While cell biology has typically focused on activities that happen inside single cells, many important biological processes involve cells interacting strongly with one another to generate large-scale patterns. Even the simplest interactions between large numbers of cells can yield surprisingly complex behaviors, and therefore predictions based on simple models can be very powerful in understanding processes like wound healing, cancer metastasis, or congenital disease. Dr. M. Lisa Manning, Associate Professor of Physics at Syracuse University, uses a set of tools from statistical and soft matter physics that are uniquely suited to these strongly interacting groups of cells, and works closely with other interdisciplinary scientists in biology, bioengineering, and medicine to make predictions about complex systems with practical applications. Using both computer simulations and theoretical physics tools, Dr. Manning develops predictive models for cell interactions, working closely with biologists and medical professionals to test those hypotheses and generate new ideas about how to treat diseases.

For example, recent theoretical predictions developed by the Manning group have been remarkably accurate in predicting cell shapes and cell motion in specific tissues, including those from human asthma patients and breast cancer cell panels. Interestingly, some of these same tools and techniques can be applied to a very different set of problems in materials science. For example, by identifying and analyzing the dynamics of “soft spots” or flow defects in certain granular materials that play an important role in earthquakes, Dr. Manning is able to more accurately predict friction and failure in these solids. These flow defects also play an important role in promising new types of structural materials, such as bulk metallic glasses.

Because Dr. Manning uses techniques that are very different from those typically employed by cell biologists or material scientists, the insights and predictions she develops and verifies are often surprising and even counter-intuitive to experts in those fields.
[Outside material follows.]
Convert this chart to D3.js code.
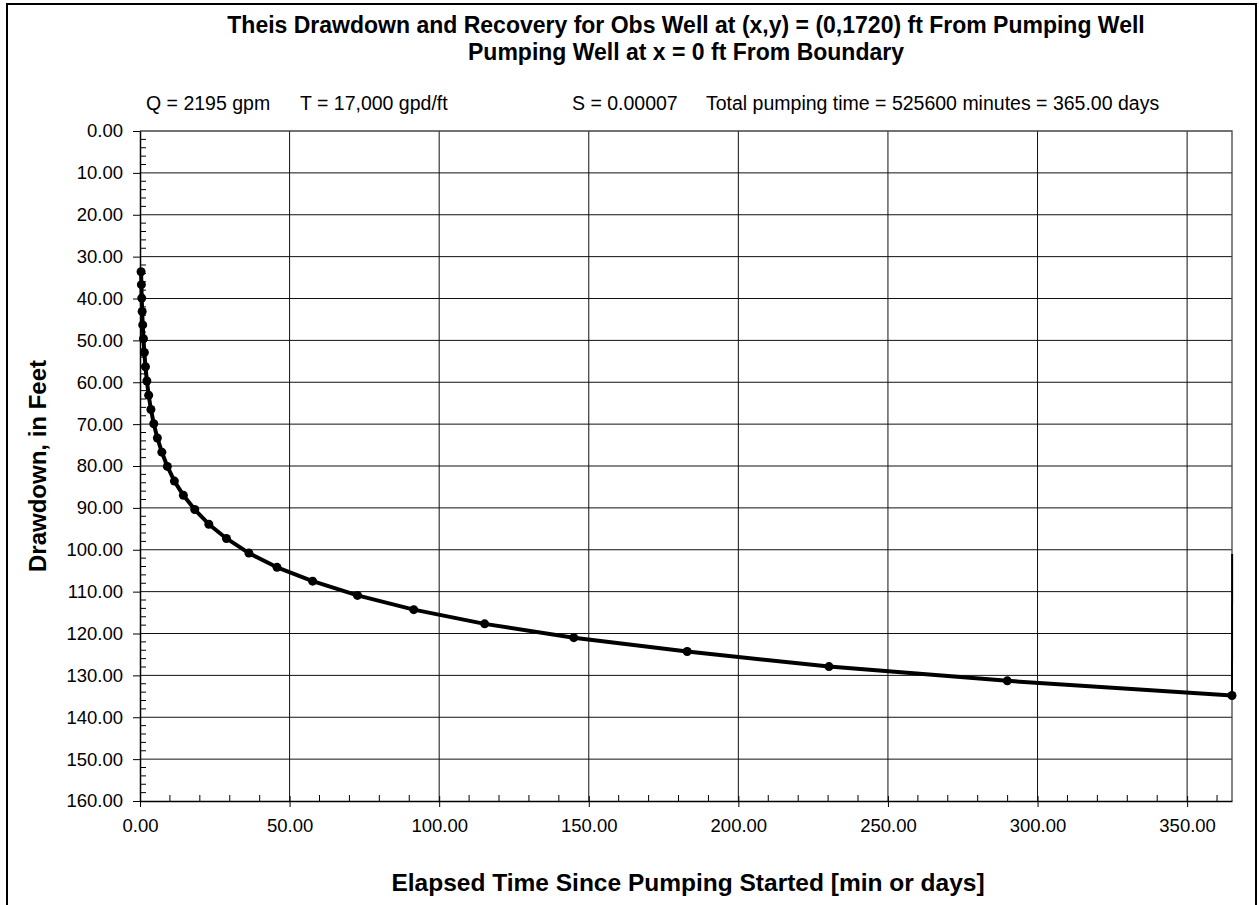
<!DOCTYPE html>
<html>
<head>
<meta charset="utf-8">
<script src="https://cdn.jsdelivr.net/npm/d3@7"></script>
<style>
  body { margin: 0; background: #fff; }
  svg { font-family: "Liberation Sans", Arial, sans-serif; }
</style>
</head>
<body>
<script>
// Chart size
const width = 1259;
const height = 905;

// Pumping period: elapsed time (days) and drawdown (ft)
var pumpTime = [0.36, 0.46, 0.58, 0.73, 0.91, 1.15, 1.45, 1.83, 2.3, 2.9, 3.65, 4.6,
  5.8, 7.3, 9.15, 11.5, 14.5, 18.3, 23.0, 28.9, 36.4, 45.8, 57.7, 72.7, 91.5,
  115.2, 145.0, 182.9, 230.3, 289.9, 365.0];
var pumpDrawdown = [33.6, 36.7, 39.9, 43.1, 46.3, 49.6, 52.9, 56.3, 59.7, 63.1, 66.5, 69.9,
  73.3, 76.7, 80.1, 83.6, 87.0, 90.4, 93.9, 97.3, 100.8, 104.2, 107.5, 110.9, 114.3,
  117.7, 121.0, 124.3, 127.9, 131.3, 134.8];

// Recovery right after pumping stops (runs up the right edge)
var recoveryTime = [365.0, 365.05];
var recoveryDrawdown = [134.8, 101.0];

// Axis ticks
var xTicks = [0, 50, 100, 150, 200, 250, 300, 350];
var yTicks = [0, 10, 20, 30, 40, 50, 60, 70, 80, 90, 100, 110, 120, 130, 140, 150, 160];

// Header texts
var titleLines = ["Theis Drawdown and Recovery for Obs Well at (x,y) = (0,1720) ft From Pumping Well",
  "Pumping Well at x = 0 ft From Boundary"];
var paramTexts = ["Q = 2195 gpm", "T = 17,000 gpd/ft", "S = 0.00007",
  "Total pumping time = 525600 minutes = 365.00 days"];
var paramX = [146, 300, 572, 706];

// Plot area
const plotLeft = 140, plotRight = 1232, plotTop = 131, plotBottom = 801;

var svg = d3.select("body")
    .append("svg")
    .attr("width", width)
    .attr("height", height);

// Outer frame
svg.append("rect")
    .attr("x", 7).attr("y", 4)
    .attr("width", 1249).attr("height", 920)
    .attr("fill", "none")
    .attr("stroke", "#000")
    .attr("stroke-width", 2);

var x_scale = d3.scaleLinear().domain([0, 365]).range([plotLeft, plotRight]);
var y_scale = d3.scaleLinear().domain([0, 160]).range([plotTop, plotBottom]);

// Grid lines
svg.append("g").selectAll("line")
    .data(xTicks.slice(1))
    .join("line")
    .attr("x1", d => x_scale(d)).attr("x2", d => x_scale(d))
    .attr("y1", plotTop).attr("y2", plotBottom)
    .attr("stroke", "#111").attr("stroke-width", 1);
svg.append("g").selectAll("line")
    .data(yTicks.slice(1, -1))
    .join("line")
    .attr("x1", plotLeft).attr("x2", plotRight)
    .attr("y1", d => y_scale(d)).attr("y2", d => y_scale(d))
    .attr("stroke", "#111").attr("stroke-width", 1);

// Plot border (top and right)
svg.append("path")
    .attr("d", `M${plotLeft},${plotTop}H${plotRight}V${plotBottom}`)
    .attr("fill", "none")
    .attr("stroke", "#444")
    .attr("stroke-width", 1.3);

// Minor ticks
var yMinor = d3.range(0, 161, 2).filter(d => d % 10 != 0);
var xMinor = d3.range(0, 366, 10).filter(d => d % 50 != 0);
svg.append("g").selectAll("line")
    .data(yMinor)
    .join("line")
    .attr("x1", plotLeft).attr("x2", plotLeft + 6)
    .attr("y1", d => y_scale(d)).attr("y2", d => y_scale(d))
    .attr("stroke", "#000");
svg.append("g").selectAll("line")
    .data(xMinor)
    .join("line")
    .attr("x1", d => x_scale(d)).attr("x2", d => x_scale(d))
    .attr("y1", plotBottom).attr("y2", plotBottom - 6)
    .attr("stroke", "#000");

// Axes
var y_axis = d3.axisLeft(y_scale)
    .tickValues(yTicks)
    .tickFormat(d3.format(".2f"))
    .tickSizeInner(7).tickSizeOuter(0)
    .tickPadding(10);
svg.append("g")
    .attr("transform", `translate(${plotLeft},0)`)
    .call(y_axis)
    .call(g => g.select(".domain").attr("stroke", "#000").attr("stroke-width", 1.5))
    .call(g => g.selectAll("text").attr("font-size", 18.5).attr("fill", "#000")
        .attr("font-family", "Liberation Sans, Arial, sans-serif"));

var x_axis = d3.axisBottom(x_scale)
    .tickValues(xTicks)
    .tickFormat(d3.format(".2f"))
    .tickSizeInner(6).tickSizeOuter(0)
    .tickPadding(12);
svg.append("g")
    .attr("transform", `translate(0,${plotBottom})`)
    .call(x_axis)
    .call(g => g.select(".domain").attr("stroke", "#000").attr("stroke-width", 1.5))
    .call(g => g.selectAll(".tick line").attr("y1", -5))
    .call(g => g.selectAll("text").attr("font-size", 18.5).attr("fill", "#000")
        .attr("font-family", "Liberation Sans, Arial, sans-serif"));

// Drawdown line and points
var line = d3.line()
    .x(d => x_scale(d[0]))
    .y(d => y_scale(d[1]));
var pumpData = pumpTime.map((t, i) => [t, pumpDrawdown[i]]);
var recData = recoveryTime.map((t, i) => [t, recoveryDrawdown[i]]);

svg.append("path")
    .datum(recData)
    .attr("d", line)
    .attr("fill", "none")
    .attr("stroke", "#000")
    .attr("stroke-width", 2);

svg.append("path")
    .datum(pumpData)
    .attr("d", line)
    .attr("fill", "none")
    .attr("stroke", "#000")
    .attr("stroke-width", 4)
    .attr("stroke-linejoin", "round");

svg.append("g").selectAll("circle")
    .data(pumpData)
    .join("circle")
    .attr("cx", d => x_scale(d[0]))
    .attr("cy", d => y_scale(d[1]))
    .attr("r", 4.5)
    .attr("fill", "#000");

// Titles
svg.append("g").selectAll("text")
    .data(titleLines)
    .join("text")
    .attr("x", 686)
    .attr("y", (d, i) => 33 + i * 27)
    .attr("text-anchor", "middle")
    .attr("font-size", 23)
    .attr("font-weight", "bold")
    .text(d => d);

svg.append("g").selectAll("text")
    .data(paramTexts)
    .join("text")
    .attr("x", (d, i) => paramX[i])
    .attr("y", 110)
    .attr("font-size", 19.5)
    .text(d => d);

// Axis titles
svg.append("text")
    .attr("x", 688)
    .attr("y", 891)
    .attr("text-anchor", "middle")
    .attr("font-size", 24.5)
    .attr("font-weight", "bold")
    .text("Elapsed Time Since Pumping Started [min or days]");

svg.append("text")
    .attr("transform", `translate(46,${(plotTop + plotBottom) / 2}) rotate(-90)`)
    .attr("text-anchor", "middle")
    .attr("font-size", 24)
    .attr("font-weight", "bold")
    .text("Drawdown, in Feet");
</script>
</body>
</html>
Therefore, these predictions have the potential to provide paradigm-shifting breakthroughs in areas as diverse as creating predictive models for asthma progression and treatment, developing novel diagnostic tools for quantifying cancer tumor invasiveness, improving hazard analysis on earthquake faults, processing granular matter in industry, and designing new structural materials such as bulk metallic glasses.

Current projects include:

• Metastasis in Cancer Tumors: In collaboration with scientists in Leipzig, Germany, Dr. Manning and her team are quantifying the mechanical properties of primary cells of human patients with breast and cervical cancer. They have developed specialized mathematical models to predict  the behavior of the tumor, including how likely the tumors are to metastasize, which they anticipate will form the basis of improved diagnostic tools for quantifying cancer invasiveness.
• Jamming Transition in Asthma: Dr. Manning and her team are working on a groundbreaking piece of work to predict when the epithelium tissue that lines the lungs behaves in a solid-like, or “jammed” manner, or in a fluid-like, or “unjammed” manner. They have recently discovered that in asthma patients, this jamming transition is significantly delayed compared to normal patients, which is an entirely new way of diagnosing asthma. Currently, the team is testing the implications of different treatments such as steroids on this transition.
• Congenital Diseases: Dr. Manning is collaborating closely with Dr. Jeffrey Amack at Upstate Medical University to study the organ of asymmetry in zebrafish embryos, which dictates the left-right symmetry in all vertebrates. By studying what mechanical forces give rise to left-right symmetry breaking, Dr. Manning hopes to identify mechanisms leading to malformations in left-right pattering and congenital diseases and identify promising biochemical targets for treatment of such diseases.
• Catastrophic Failures of Bulk Metallic Glasses and Granular Materials: The organization of defects is what leads to catastrophic failures in the disordered material inside earthquake faults, and Dr. Manning and her team are working to develop new tools to track these defects. As the first in the world to discover a way to identify these defects, Dr. Manning is uniquely positioned to  study how defects organize and interact with one another inside earthquake faults. In addition, Dr. Manning studies how the same kind of catastrophic failure events happen in bulk metallic glasses, which are new structural materials that, while promising, cannot yet be used for building large-scale structures because they fail too easily. Ultimately, Dr. Manning hopes to improve hazard analysis on earthquake faults and develop these new structural materials.